What to do
Exactly retype the opening line of the entries and every line after it, ending with the line that contains "plt.rcParams['font.family'] = ['Liberation". Skip all pictures.

Input material

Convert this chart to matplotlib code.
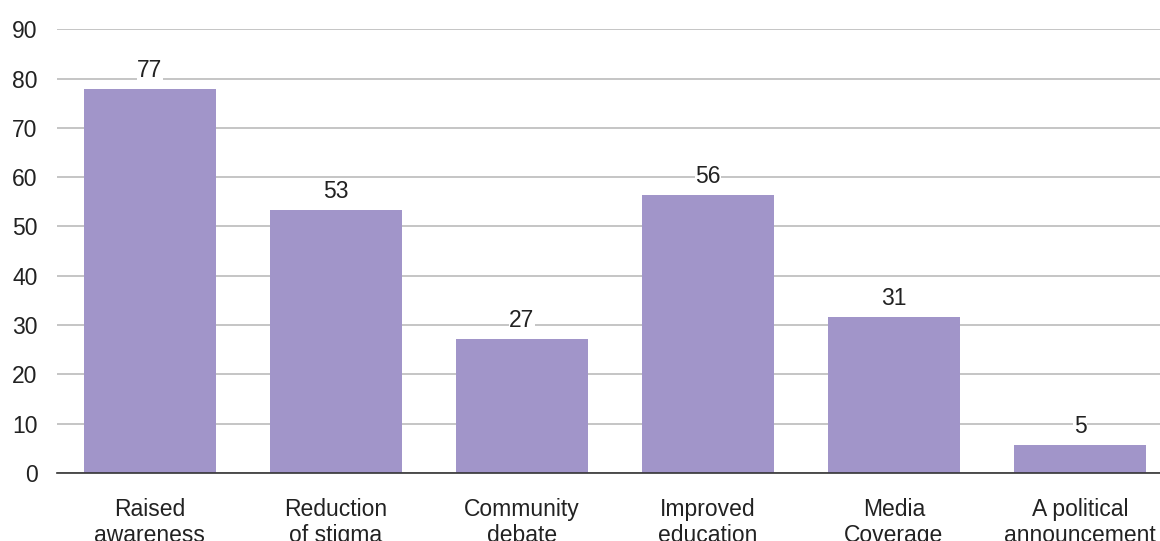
import matplotlib.pyplot as plt

plt.rcParams['font.family'] = ['Liberation Sans', 'DejaVu Sans']

categories = ["Raised\nawareness", "Reduction\nof stigma", "Community\ndebate",
              "Improved\neducation", "Media\nCoverage", "A political\nannouncement"]
values = [77.8, 53.4, 27.2, 56.4, 31.6, 5.6]
labels = ["77", "53", "27", "56", "31", "5"]

fig = plt.figure(figsize=(11.6, 5.41), dpi=100)
ax = fig.add_axes([0.049, 0.126, 0.951, 0.82])

x = range(len(categories))
bars = ax.bar(x, values, width=0.71, color='#a195c9', zorder=2)

for b, lab in zip(bars, labels):
    ax.text(b.get_x() + b.get_width() / 2, b.get_height() + 1.4, lab,
            ha='center', va='bottom', fontsize=16.5, color='#222222', zorder=3,
            bbox=dict(facecolor='white', edgecolor='none', pad=0.3))

ax.set_xlim(-0.5, 5.43)
ax.set_ylim(0, 90)
ax.set_yticks(range(0, 91, 10))
ax.yaxis.grid(True, color='#b5b5b5', linewidth=1.1, zorder=0)
ax.set_axisbelow(True)

ax.set_xticks(list(x))
ax.set_xticklabels(categories, fontsize=16.5, color='#222222', linespacing=1.15)
ax.tick_params(axis='x', length=0, pad=18)
ax.tick_params(axis='y', length=0, pad=14, labelsize=16.5, labelcolor='#222222')

for s in ['top', 'right', 'left']:
    ax.spines[s].set_visible(False)
ax.spines['bottom'].set_color('#333333')
ax.spines['bottom'].set_linewidth(1.2)

fig.savefig('out.png', dpi=100)
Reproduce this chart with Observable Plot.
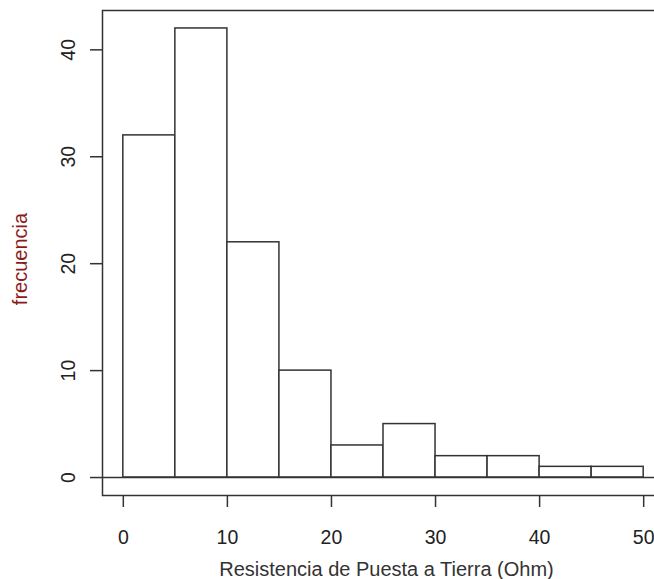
<!DOCTYPE html>
<html>
<head>
<meta charset="utf-8">
<script src="https://cdn.jsdelivr.net/npm/d3@7"></script>
<script src="https://cdn.jsdelivr.net/npm/@observablehq/plot@0.6"></script>
<style>
  html, body { margin: 0; padding: 0; background: #fff; }
  #chart svg { display: block; }
</style>
</head>
<body>
<div id="chart"></div>
<script>
// Histogram bins (Ohm) and frequencies
const binStarts = [0, 5, 10, 15, 20, 25, 30, 35, 40, 45];
const binEnds   = [5, 10, 15, 20, 25, 30, 35, 40, 45, 50];
const counts    = [32, 42, 22, 10, 3, 5, 2, 2, 1, 1];
const xTicks = [0, 10, 20, 30, 40, 50];
const yTicks = [0, 10, 20, 30, 40];
const xTitle = "Resistencia de Puesta a Tierra (Ohm)";
const yTitle = "frecuencia";

const bins = binStarts.map((s, i) => ({x1: s, x2: binEnds[i], n: counts[i]}));

const font = "Liberation Sans, Arial, sans-serif";
const ink = "#333";

const chart = Plot.plot({
  width: 654,
  height: 579,
  marginLeft: 102,
  marginRight: -10,
  marginTop: 10,
  marginBottom: 84,
  style: {fontFamily: font, fontSize: "20px", background: "#fff", color: "#222"},
  x: {domain: [-2, 52], axis: null, label: null},
  y: {domain: [-1.68, 43.68], axis: null, label: null},
  marks: [
    Plot.rectY(bins, {x1: "x1", x2: "x2", y1: 0, y2: "n", fill: "#fff", stroke: ink, strokeWidth: 1.5}),
    Plot.ruleY([0], {stroke: ink, strokeWidth: 1.5}),
    Plot.frame({stroke: ink, strokeWidth: 1.5}),
    Plot.axisX({ticks: xTicks, tickSize: 12, tickFormat: () => "", label: null, stroke: ink, strokeWidth: 1.5}),
    Plot.axisY({ticks: yTicks, tickSize: 12, tickFormat: () => "", label: null, stroke: ink, strokeWidth: 1.5}),
    Plot.text(xTicks, {x: d => d, text: d => String(d), frameAnchor: "bottom", dy: 42, lineAnchor: "middle", fill: "#222", fontSize: 19.5}),
    Plot.text(yTicks, {y: d => d, text: d => String(d), frameAnchor: "left", dx: -34, rotate: -90, textAnchor: "middle", lineAnchor: "middle", fill: "#222", fontSize: 19.5}),
    Plot.text([xTitle], {text: d => d, frameAnchor: "bottom", dx: 3, dy: 74, lineAnchor: "middle", fill: "#333", fontSize: 20}),
    Plot.text([yTitle], {text: d => d, frameAnchor: "left", dx: -82, dy: 6, rotate: -90, textAnchor: "middle", lineAnchor: "middle", fill: "#8b1a1a", fontSize: 20})
  ]
});
document.getElementById("chart").appendChild(chart);
</script>
</body>
</html>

Exercise solution
Convert this chart to matplotlib code.
import matplotlib.pyplot as plt

plt.rcParams['font.family'] = ['Liberation Sans', 'DejaVu Sans']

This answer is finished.